As we hit the worst of the winter weather and the inevitable cancellations of both training and matches that come at this time of year, I was trying to think of a more influential innovation for the grassroots game than 3G pitches. It’s hard to think of anything that has shaped the landscape quite as noticeably as the rise of artificial pitches. While our grass fields sit frozen, waterlogged or taped off during much of the winter, the artificial pitch is lit up, full of players and hosting session after session without any interruption. These pitches have kept football alive through our winters that once wiped out weeks of development and playing opportunities at a time. They’ve given young people and communities and reliable places to play, and for many clubs they’ve been an absolute lifeline and an antidote to disjointed seasons with no momentum. While these surfaces bring consistency and welcome stability, they also change the feel of the game in ways that matter, bringing about developments in technique and decision making in the last 20 years.
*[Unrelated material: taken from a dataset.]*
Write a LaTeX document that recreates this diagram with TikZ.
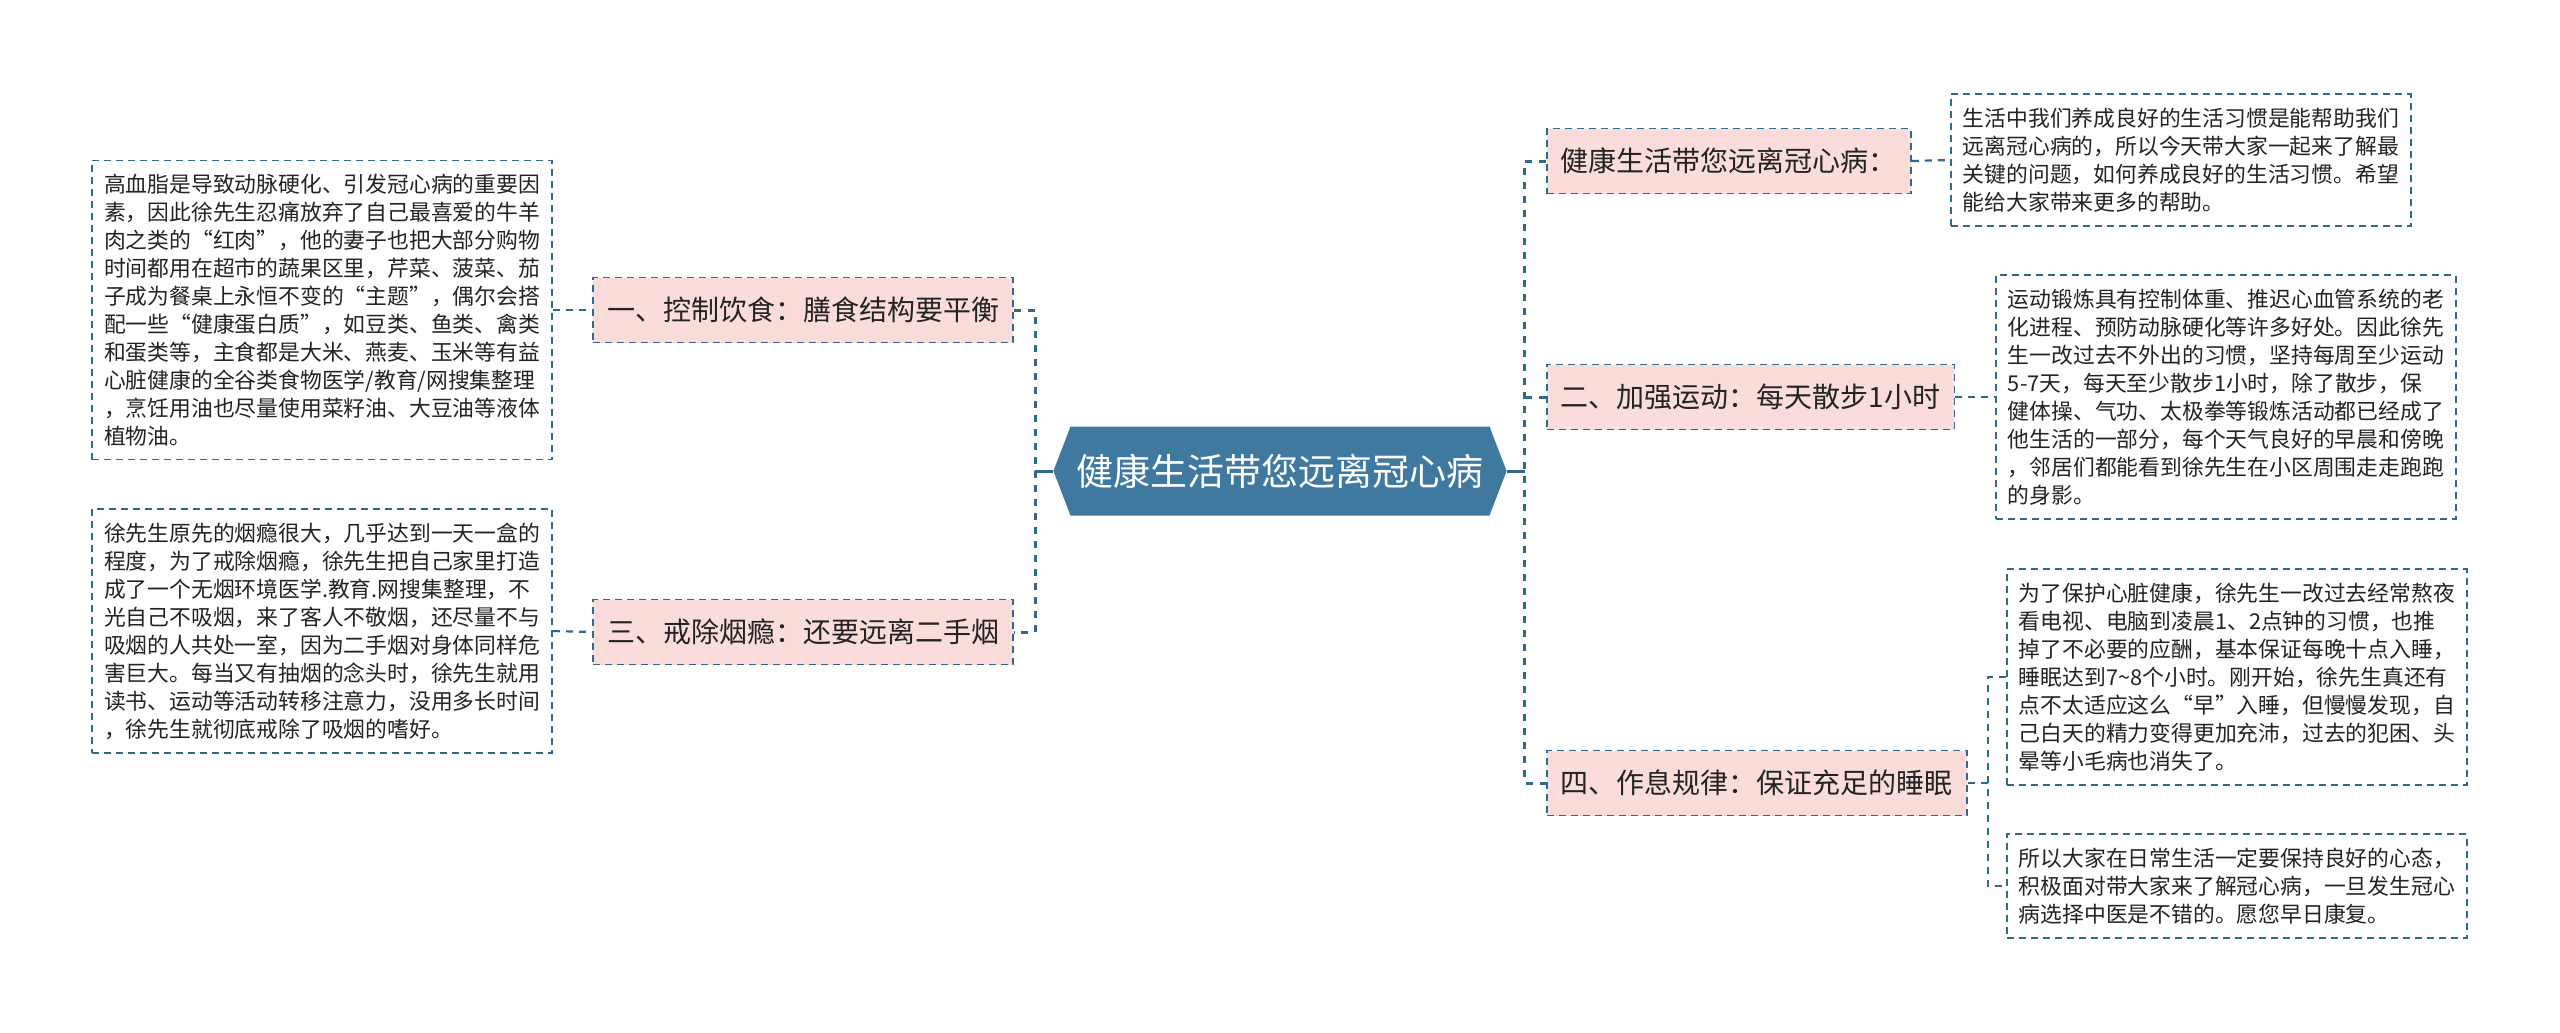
\documentclass[tikz,border=0pt]{standalone}
\usepackage{fontspec}
\setmainfont{Noto Sans CJK SC}
\usepackage{tikz}
\usetikzlibrary{shapes.symbols}
\definecolor{mline}{RGB}{47, 105, 140}
\definecolor{mpink}{RGB}{250, 220, 218}
\definecolor{mroot}{RGB}{64, 121, 160}
\definecolor{mtext}{RGB}{35, 35, 35}
\tikzset{rootbox/.style = {signal, signal to=east and west, signal pointer angle=138, fill=mroot, text=white, font=\fontsize{37}{40}\selectfont, minimum height=89pt, inner xsep=6pt}}
\tikzset{branch/.style = {draw=mline, line width=1.8pt, dash pattern=on 7pt off 5pt, fill=mpink, text=mtext, font=\fontsize{28}{32}\selectfont, inner xsep=14pt, minimum height=65pt}}
\tikzset{note/.style = {draw=mline, line width=1.8pt, dash pattern=on 7pt off 5pt, fill=white, text=mtext, align=left, font=\fontsize{21.8}{28}\selectfont, inner xsep=12pt, inner ysep=13.5pt}}
\tikzset{stem/.style = {draw=mline, line width=3pt}}
\tikzset{link/.style = {draw=mline, line width=3pt, dash pattern=on 7pt off 7pt}}
\tikzset{leaflink/.style = {draw=mline, line width=2.2pt, dash pattern=on 7pt off 6pt}}

\begin{document}
\begin{tikzpicture}[x=1pt, y=-1pt]
    \useasboundingbox (0, 0) rectangle (2560, 1033);

    \node [rootbox] (root) at (1280, 471) {健康生活带您远离冠心病};

    % left side
    \node [branch, anchor=east] (diet) at (1014, 310) {一、控制饮食：膳食结构要平衡};
    \node [branch, anchor=east] (smoke) at (1014, 632) {三、戒除烟瘾：还要远离二手烟};
    \node [note, anchor=east] (dietnote) at (553, 310) {高血脂是导致动脉硬化、引发冠心病的重要因\\素，因此徐先生忍痛放弃了自己最喜爱的牛羊\\肉之类的“红肉”，他的妻子也把大部分购物\\时间都用在超市的蔬果区里，芹菜、菠菜、茄\\子成为餐桌上永恒不变的“主题”，偶尔会搭\\配一些“健康蛋白质”，如豆类、鱼类、禽类\\和蛋类等，主食都是大米、燕麦、玉米等有益\\心脏健康的全谷类食物医学/教育/网搜集整理\\，烹饪用油也尽量使用菜籽油、大豆油等液体\\植物油。};
    \node [note, anchor=east] (smokenote) at (553, 631) {徐先生原先的烟瘾很大，几乎达到一天一盒的\\程度，为了戒除烟瘾，徐先生把自己家里打造\\成了一个无烟环境医学.教育.网搜集整理，不\\光自己不吸烟，来了客人不敬烟，还尽量不与\\吸烟的人共处一室，因为二手烟对身体同样危\\害巨大。每当又有抽烟的念头时，徐先生就用\\读书、运动等活动转移注意力，没用多长时间\\，徐先生就彻底戒除了吸烟的嗜好。};

    % right side
    \node [branch, anchor=west] (life) at (1546, 161) {健康生活带您远离冠心病：};
    \node [branch, anchor=west] (sport) at (1546, 397) {二、加强运动：每天散步1小时};
    \node [branch, anchor=west] (sleep) at (1546, 783) {四、作息规律：保证充足的睡眠};
    \node [note, anchor=west] (lifenote) at (1950, 160) {生活中我们养成良好的生活习惯是能帮助我们\\远离冠心病的，所以今天带大家一起来了解最\\关键的问题，如何养成良好的生活习惯。希望\\能给大家带来更多的帮助。};
    \node [note, anchor=west] (sportnote) at (1995, 397) {运动锻炼具有控制体重、推迟心血管系统的老\\化进程、预防动脉硬化等许多好处。因此徐先\\生一改过去不外出的习惯，坚持每周至少运动\\5-7天，每天至少散步1小时，除了散步，保\\健体操、气功、太极拳等锻炼活动都已经成了\\他生活的一部分，每个天气良好的早晨和傍晚\\，邻居们都能看到徐先生在小区周围走走跑跑\\的身影。};
    \node [note, anchor=west] (sleepnote) at (2006, 677) {为了保护心脏健康，徐先生一改过去经常熬夜\\看电视、电脑到凌晨1、2点钟的习惯，也推\\掉了不必要的应酬，基本保证每晚十点入睡，\\睡眠达到7\textasciitilde8个小时。刚开始，徐先生真还有\\点不太适应这么“早”入睡，但慢慢发现，自\\己白天的精力变得更加充沛，过去的犯困、头\\晕等小毛病也消失了。};
    \node [note, anchor=west] (restnote) at (2006, 886) {所以大家在日常生活一定要保持良好的心态，\\积极面对带大家来了解冠心病，一旦发生冠心\\病选择中医是不错的。愿您早日康复。};

    % connectors
    \draw [stem] (root.west) -- ++(-18, 0) coordinate (lhub);
    \draw [link] (diet.east) -| (lhub) |- (smoke.east);
    \draw [stem] (root.east) -- ++(18, 0) coordinate (rhub);
    \draw [link] (life.west) -| (rhub) |- (sleep.west);
    \draw [link] (rhub |- sport.west) -- (sport.west);
    \foreach \a/\b in {dietnote/diet, smokenote/smoke, life/lifenote, sport/sportnote} {
      \draw [leaflink] (\a.east) -- (\b.west);
    }
    \draw [leaflink] (sleep.east) -- ++(20, 0) coordinate (shub);
    \draw [leaflink] (sleepnote.west) -| (shub) |- (restnote.west);
\end{tikzpicture}
\end{document}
I’m a traditionalist at heart but grass, no matter how well it’s cared for, has its limitations. Heavy rain, frost, overuse and the short winter days all work against it. Entire training blocks get disrupted because pitches simply can’t cope and teams can go weeks on end without a match as our team of volunteers fight losing battles against the great British weather. When a team only trains once a week, cancelled sessions feel like a step backwards. Artificial surfaces cut through all of that. They don’t hold water and don’t churn into mud. They can be used back to back for both matches and training without needing time to recover. For young players trying to develop their skills, this increased access alone makes a huge difference. More touches, more structured practice, fewer unplanned breaks all add up to more meaningful touches of the ball which is the biggest broad brush driver of development.
Artificial pitches also open up the opportunity to play a different type of football and it’s when the ball rolls that the difference between the two surfaces becomes most obvious. Grass changes constantly, even within the same match. The moisture, length of cut, even a divot from an earlier tackle all influences how the ball behaves. On one pass the ball might zip across the top of the wet surface, on the next it might hold up and get stuck in standing water. Whilst players learn to judge bounces, watch for bobbles and adjust their body shape accordingly it can be difficult to become technically masterful when you can’t trust how the ball will behave. Artificial surfaces remove a lot of the uncertainty with the ball travelling faster, staying truer and behaving exactly as expected. For young players still developing the basics, that predictability can be incredibly helpful and their first touch feels cleaner and their passes reach their intended target. Their confidence grows, and confidence is a powerful accelerator in youth development.
Whilst all of that is to be welcomed, at the same time that predictability can create some blind spots. Children who grow up exclusively on synthetic pitches sometimes can’t cope when they meet a real grass winter pitch where the ball sticks under their feet, the game slows down to an attritional slog in the mud and a bouncing clearance behaves however it likes. A player who looks technically tidy on 3G can get lost in the rough elements of grass, especially in grassroots leagues where pitch quality varies wildly from week to week.
The reliability of artificial pitches can also influence how teams play, enabling them to be more ambitious and progressive in their approach. As the ball moves so smoothly, players feel more comfortable receiving under pressure, combinations are easier to execute, and building from the back can become a natural part of game play. These are positive developments, and many young teams now play more attractive, possession based football partly because of the surfaces available to them. With most matches still played on grass, the majority of games can look very different to this. Teams accustomed to a quick, clean surface can look all at sea when the game is played on an unpredictable pitch and passes bobble or hold up in the mud. As a result the game can become territory based which is a massive throw back to how the game used to be played when we failed to produce enough technical footballers.
On the artificial turf, the ball sits perfectly every time, and players often find it easier to strike through the ball cleanly, building confidence in their ball striking and passing over distance. Our Goalkeepers, too, benefit from predictable bounces, making handling more straightforward. But this reduced variability can also limit a player’s exposure to reading awkward spins, erratic bounces or shots that skid unpredictably all of which are common features on natural pitches during the British winter and sharpen a keeper’s reactions.
Probably the biggest advantages of synthetic pitches is simply the volume of football they allow.
A good quality artificial surface can host several age groups in an evening without deteriorating.
Community clubs with limited resources have suddenly gained the ability to run programmes consistently, reliably and safely. More sessions mean more touches, and more touches always means accelerated development. My Dad would often speak about “playing out in the street” to get extra practice. Today, for many children, the artificial pitch has become that modern equivalent as the place where they can play without disruption, all year round, under the lights.
For grassroots coaches, the challenge lies in using artificial pitches to enhance development rather than define it. Training on 3G surfaces can dramatically improve how players look after the ball and the speed at which they can move it. It allows coaches to implement intricate tactical ideas more effectively because players can rely on consistent ball movement. Yet young players who grow up experiencing both environments will arguably be better equipped than the generation before them. They will learn precision from one surface and adaptability from the other developing confidence through familiarity but gaining resilience through exposure to challenges. Whilst 3G pitches have been a brilliant innovation for grassroots football, I don’t think it’s time to move away from our traditional grass pitches just yet.